Kay's information about the Campbell family initially came through a young first cousin, once removed.  Tina Schmid Baron, my cousin's daughter, is also interested in genealogy and furnished me with a very detailed family tree with most of the information attributed to Dorothy Adcock (Dottie), the wife of a Campbell descendant, Evan Adcock. 

Since then I have found a number of Campbells who have researched our common heritage and I recently met with one who remembers many of the older generation.  It seems that an adventurous Campbell, John Campbell, left Ireland (Donegal, in the north west) before 1847.  Having staked himself a claim in south central Texas, and knowing of the conditions 'back home', he returned to Ireland about 1850 and convinced several of his brothers and their families to sail back to Texas with him, to pursue a better life.  Thus, in 1851, about 20 Campbells appeared in Guadalupe County, near Seguin.  John's cabin was expanded to accommodate the growing families, and the Campbells became Texans.  The cabin was continuously lived in by members of the Campbell family until 1952.

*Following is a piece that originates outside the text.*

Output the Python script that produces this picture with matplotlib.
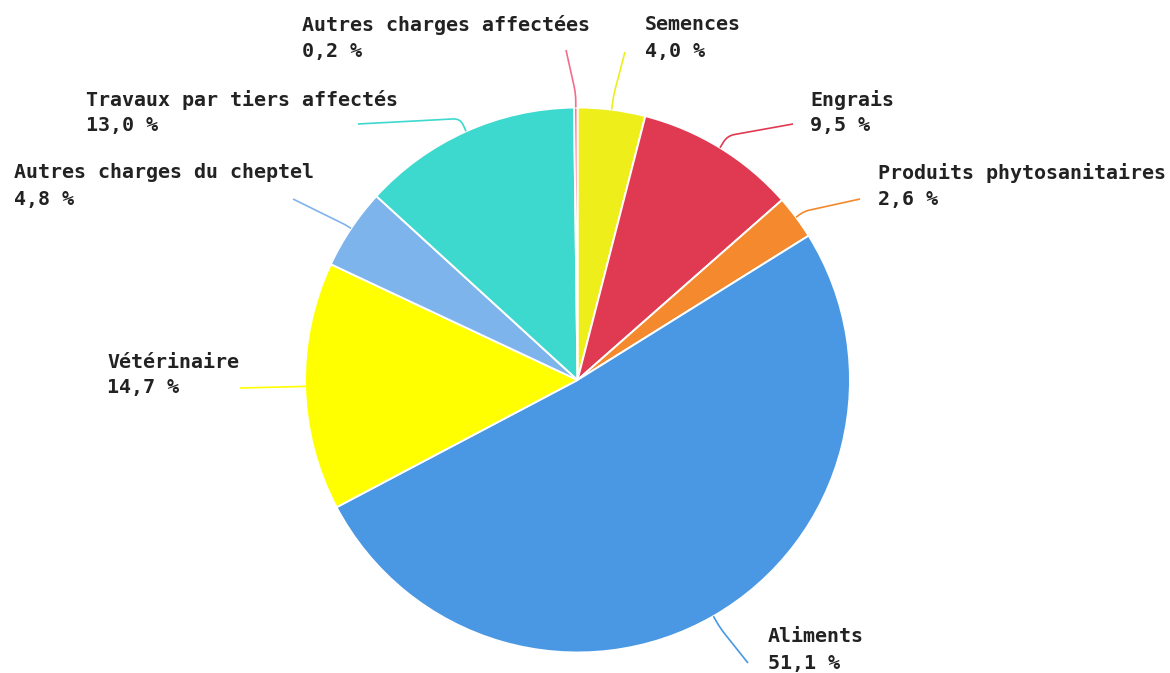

Kay's great-grandmother, Margaret Bea Campbell was a young child aboard the Peramid which sailed from Liverpool to New Orleans, arriving December 1, 1851.  The family traveled by schooner to Indianola and then overland to Seguin.  Passengers supposedly included John's elder brothers, Peter and Patrick, and younger brother Thomas (Andrew, John Neal and their sisters Mary Ann and Rose stayed in Ireland).  Peter's family who traveled with him included 5 of his 6 children by his first wife -- John, Mary Jane, Ellen, Edward and Hannah-- as well as Peter's second wife, Bridget McLaughlin, and their 4 children, James, Margaret Bea, Catherine and Ann (Michael, Francis Marcus, Peter Joseph Jr., and Andrew were born in Texas).  Patrick's family included his wife, Mary Meehan, and children Thomas, Joseph, Michael, Vincent, Patrick, Daniel, John, Mary Ann and James (Catherine, Francis and Hugh were born in Texas).  John himself, the original Texan, had his marriage to Canzada LaFaver recorded in Vol A, Guadalupe County Marriage Book, page 1, evidently not marrying until his brothers were settled in Texas.

A smaller version of the original Campbell cabin is now located in Seguin, Texas, and was dedicated as an historical monument in 1979 . Several members of my branch of the Campbell family attended the dedication.  Among them were my aunt, Alice Campbell and her daughter, Mary Ann.

Not a great deal is known about Margaret Bea Campbell (July 20, 1848 to August 18, 1924), as her daughter, Annie Proctor, is said to have married without her parents' approval, and spent most of the rest of her life estranged from her parents.  In her later years, after her husband, Joseph H. Proctor died, Margaret Bea lived with her son Joseph and his family. According to the 1910 census, when she and her husband and family were living in San Angelo, Texas, only 5 of her 8 children were still living.  As Hugh, Joe and Beatrice were living at home, and my grandmother, Annie, was in Oklahoma, Kay is unsure of which of her twin sons had died by that time.  Both Pater and Silas (the twins) were alive as of the 1900 census, when 6 of Margaret's 8 children were listed as living.   Kay has found the marriage license of Annie's older sister, Lena, who married in 1897 and died about 1899 in childbirth.  Lena's husband was Henry Standifer and their son was named Cecil (this information was gleaned from the 1900 census).  The 8th child, Grace, born after the twins, but before Michael Joseph and Beatrice,  probably died in infancy.